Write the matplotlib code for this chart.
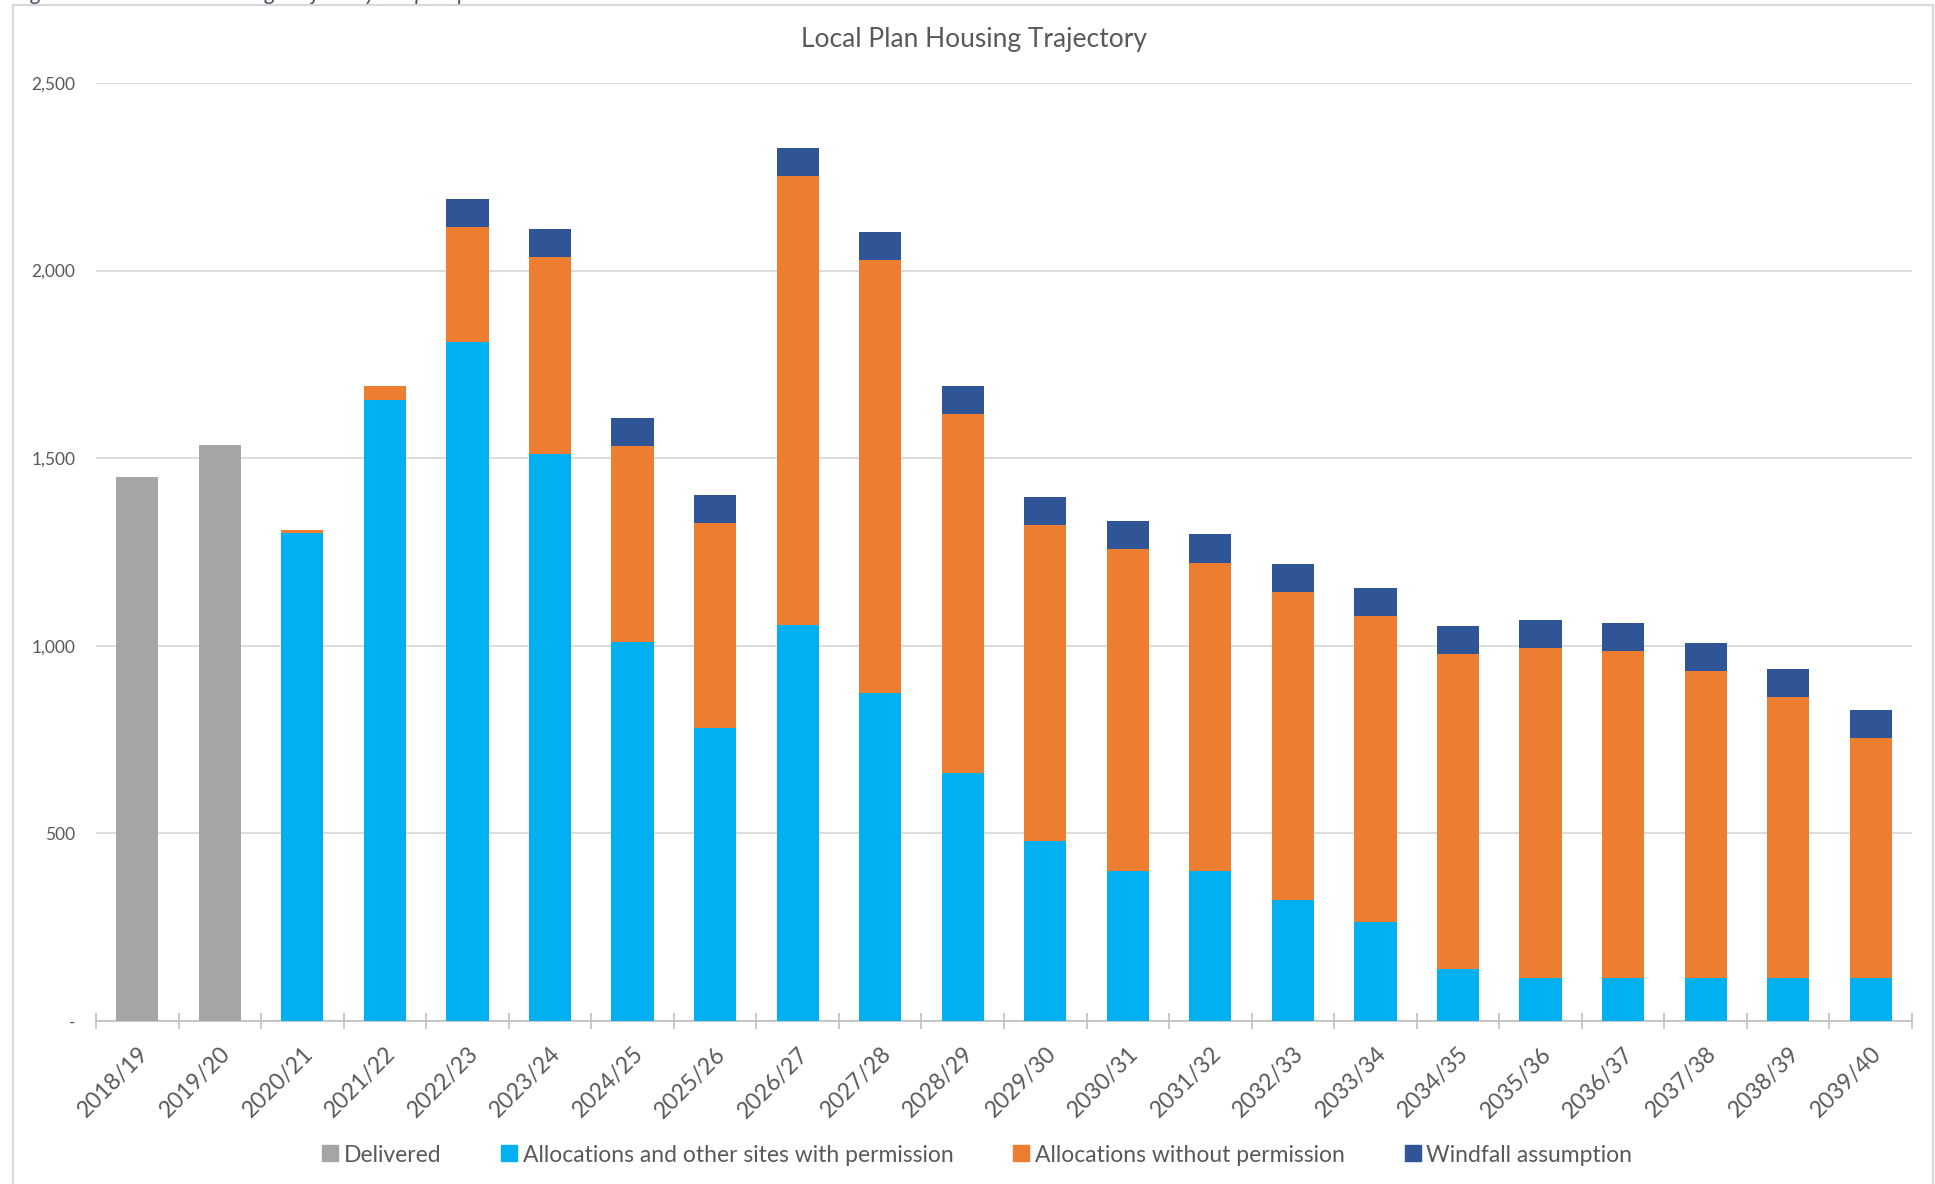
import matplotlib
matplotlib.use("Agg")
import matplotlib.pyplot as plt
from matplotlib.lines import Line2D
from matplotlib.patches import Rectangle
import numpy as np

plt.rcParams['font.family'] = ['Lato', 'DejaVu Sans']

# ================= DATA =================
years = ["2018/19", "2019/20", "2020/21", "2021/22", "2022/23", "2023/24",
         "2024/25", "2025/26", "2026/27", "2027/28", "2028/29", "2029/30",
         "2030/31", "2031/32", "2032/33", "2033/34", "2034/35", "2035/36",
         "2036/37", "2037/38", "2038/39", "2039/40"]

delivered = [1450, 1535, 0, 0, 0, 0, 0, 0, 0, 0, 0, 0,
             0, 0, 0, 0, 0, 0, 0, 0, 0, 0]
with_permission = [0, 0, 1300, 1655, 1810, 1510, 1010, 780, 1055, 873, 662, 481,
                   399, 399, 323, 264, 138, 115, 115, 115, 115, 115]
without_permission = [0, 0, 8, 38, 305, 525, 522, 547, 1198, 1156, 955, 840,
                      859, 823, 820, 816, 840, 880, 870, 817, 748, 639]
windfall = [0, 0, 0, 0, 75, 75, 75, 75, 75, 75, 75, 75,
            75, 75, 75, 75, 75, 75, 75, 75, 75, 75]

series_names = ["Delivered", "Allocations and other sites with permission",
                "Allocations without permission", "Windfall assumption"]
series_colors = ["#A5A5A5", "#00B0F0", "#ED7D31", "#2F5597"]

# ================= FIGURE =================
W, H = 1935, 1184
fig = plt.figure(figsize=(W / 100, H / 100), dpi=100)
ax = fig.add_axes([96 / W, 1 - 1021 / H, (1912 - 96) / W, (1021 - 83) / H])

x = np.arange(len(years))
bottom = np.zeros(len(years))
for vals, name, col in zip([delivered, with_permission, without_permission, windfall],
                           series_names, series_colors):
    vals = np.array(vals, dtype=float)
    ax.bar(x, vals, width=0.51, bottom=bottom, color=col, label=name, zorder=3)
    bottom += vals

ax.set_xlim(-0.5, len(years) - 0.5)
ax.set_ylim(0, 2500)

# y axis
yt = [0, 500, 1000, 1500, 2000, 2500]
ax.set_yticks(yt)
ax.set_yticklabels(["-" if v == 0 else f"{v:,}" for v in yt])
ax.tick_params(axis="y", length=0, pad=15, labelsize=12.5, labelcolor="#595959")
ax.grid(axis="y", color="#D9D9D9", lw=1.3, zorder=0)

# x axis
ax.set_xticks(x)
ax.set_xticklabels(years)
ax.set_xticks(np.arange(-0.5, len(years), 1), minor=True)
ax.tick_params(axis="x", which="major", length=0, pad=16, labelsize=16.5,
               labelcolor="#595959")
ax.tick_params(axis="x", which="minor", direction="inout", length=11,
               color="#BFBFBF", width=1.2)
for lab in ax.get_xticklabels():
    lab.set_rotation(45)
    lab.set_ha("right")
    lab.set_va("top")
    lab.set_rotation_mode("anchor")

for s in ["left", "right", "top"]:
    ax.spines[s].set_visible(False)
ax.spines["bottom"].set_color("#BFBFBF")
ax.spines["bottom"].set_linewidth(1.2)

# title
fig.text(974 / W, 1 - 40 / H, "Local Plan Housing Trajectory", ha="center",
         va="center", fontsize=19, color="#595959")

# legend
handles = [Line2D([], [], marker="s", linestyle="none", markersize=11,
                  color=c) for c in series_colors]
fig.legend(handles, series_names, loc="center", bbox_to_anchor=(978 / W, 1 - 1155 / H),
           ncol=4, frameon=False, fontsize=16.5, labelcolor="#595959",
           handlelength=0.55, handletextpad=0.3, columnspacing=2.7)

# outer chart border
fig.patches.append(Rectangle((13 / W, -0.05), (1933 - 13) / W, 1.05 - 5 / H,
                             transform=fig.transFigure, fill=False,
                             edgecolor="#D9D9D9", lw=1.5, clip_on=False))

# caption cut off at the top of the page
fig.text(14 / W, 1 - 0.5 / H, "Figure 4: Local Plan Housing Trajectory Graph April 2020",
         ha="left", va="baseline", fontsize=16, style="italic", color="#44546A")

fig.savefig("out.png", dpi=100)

------------------------------

**Required work:** Copy nothing but the lines from the top of the material through the line holding "plt.rcParams['font.family'] = ['Lato', 'DejaVu", exactly as written; omit pictures.

**Task solution:**
Write the matplotlib code for this chart.
import matplotlib
matplotlib.use("Agg")
import matplotlib.pyplot as plt
from matplotlib.lines import Line2D
from matplotlib.patches import Rectangle
import numpy as np

plt.rcParams['font.family'] = ['Lato', 'DejaVu Sans']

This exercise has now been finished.